China Pulls Back In The Galwan Valley
It appears China is attempting to repair its relations with India, after a deadly clash along the countries’ border on June 15 left 20 Indian and an estimated 40 Chinese troops dead.
Since May, Chinese forces have set-up more than 80 tents, established temporary defensive positions, and positioned reinforcements on the Indian side of the Galwan Valley. China’s best fighters and bombers have also been seen flying over the area.
But according to new satellite images, the People’s Liberation Army has withdrawn from the area. The photos, taken on Tuesday by Colorado-based satellite imagery company Maxar Technologies, appear to show that Chinese tents, vehicles, and troops previously stationed at strategic locations have pulled back, while a wall on the Indian side has gone.
The apparent withdrawal follows discussions on Sunday between China’s Foreign Minister Wang Yi and Indian national security adviser Ajit Doval. Both sides stated their commitment to disengaging their troops along the Line of Actual Control after their discussion.
Previous satellite images appeared to show that Chinese soldiers had built temporary structures at Hot Springs and Gorga, two friction points in the disputed Galwan Valley area, but the new images show empty roads and no new construction or human activity in the forward area.
The Times of India, citing high-level sources in the India military, reported that there would be a three to four-week “stabilization” period when both sides would monitor each other and continue to meet to try to iron out problems. Other Indian media have said their troops have withdrawn 1.5km, and hoped to create a “buffer zone”.
The border dispute between the two countries dates back decades, with each occupying territory claimed by the other, and they cannot even agree on the precise location of the Line of Actual Control that serves as the effective frontier.
A statement released by the Chinese Foreign Ministry following the talks between Wang and Doval said both sides should not see each other as a threat.
But reality is, they do.
War on the Rocks published an excellent article that illuminates China’s thinking on India,
“Beijing sees the unsettled border as leverage to bog down India in the region and undermine its global potential. For China, the Chinese and Indian demands are different and asymmetrical by design. Key concessions India demands from China on the border settlement are hard commitments that cannot be reversed. By contrast, what China seeks from India, such as its neutrality in the U.S.-Chinese strategic competition, is ephemeral and easily adjustable. While New Delhi sees addressing the border issue as a prerequisite for India to trust China, Beijing doesn’t believe that relinquishing its leverage will in any way stop India from conducting hostile actions down the road, such as aligning with America to undermine Chinese interests in the Indian Ocean region.”
The last line is the key.
Look at a map. In a conflict, India is the best poised country in the world to cut off the flow of oil China needs from Middle East and minerals it gets from Africa. They don’t call it the Indian Ocean for nothing. That’s a legitimate Chinese concern.

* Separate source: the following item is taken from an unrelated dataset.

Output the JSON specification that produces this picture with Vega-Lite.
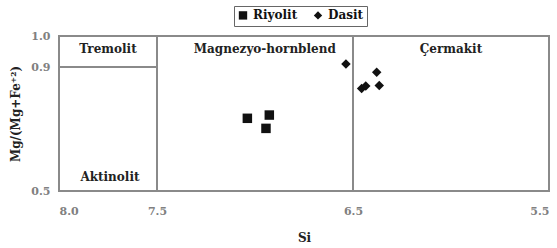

That’s why for about 15 years, the U.S. has been trying to get India to join the Quad — a proposed alliance of itself, America, Japan and Australia to deal with Chinese ambitions.
What India needs to join the Quad is a reason.
Historically dubious of alliances generally and America specifically, India has been the most reluctant partner in the Quad. Yet, it’s the critical one because India is best positioned to cut off China from those essential resources. If the other three members don’t have to do that in a conflict, it gives them many more assets to use against China in the Pacific. And forces China to deploy many more of its own to the Indian Ocean.
As we showed in our article “Gun, Meet Foot: China’s Self-Defeating India Policy,” China keeps giving India reasons. The border clashes are just the tip of the iceberg.
China is attempting to encircle India with a series of naval bases in the Indian Ocean. It’s made inroads at Sittwe in Myanmar. It may soon secure naval access at Hambronata on the tip of Sri Lanka. And it already operates the port at Gwadar in Pakistan — where it may or may not already be building a naval base. Whatever the present status, it’s believed to be just a matter of time before the People’s Liberation Army Navy is stationed there.
That’s the tip of the iceberg in its budding friendship with Pakistan, the country that poses the most existential threat to India. In fact, the best place to invade India from is not through the Himalayas where the altitude, freezing temperatures and harsh terrain make a war not only logistically hard to sustain, it gives India myriad places to stop a Chinese invasion. It’s across India’s much more forgiving border with Pakistan.
With the China–Pakistan Economic Corridor, a vast network of highways and railways which will run from Gwadar to China’s border, China is building the kind of access through Pakistan that could put its tanks and troops on India’s border in a day.
Indian Prime Minister Narendra Modi laid out how New Delhi sees Beijing when he visited the area this week, "The age of expansionism is over. The world has moved on the path of development. The expansionist forces have ruined the world in the last century. But they have either been defeated or forgotten in history,"
Clearly, India will continue to move closer to the U.S. and the Quad.
Xi Jinping’s aggressive nationalism may play well at home. But it’s doing irreparable damage to China’s position abroad. The Galwan withdrawal is too little, too late.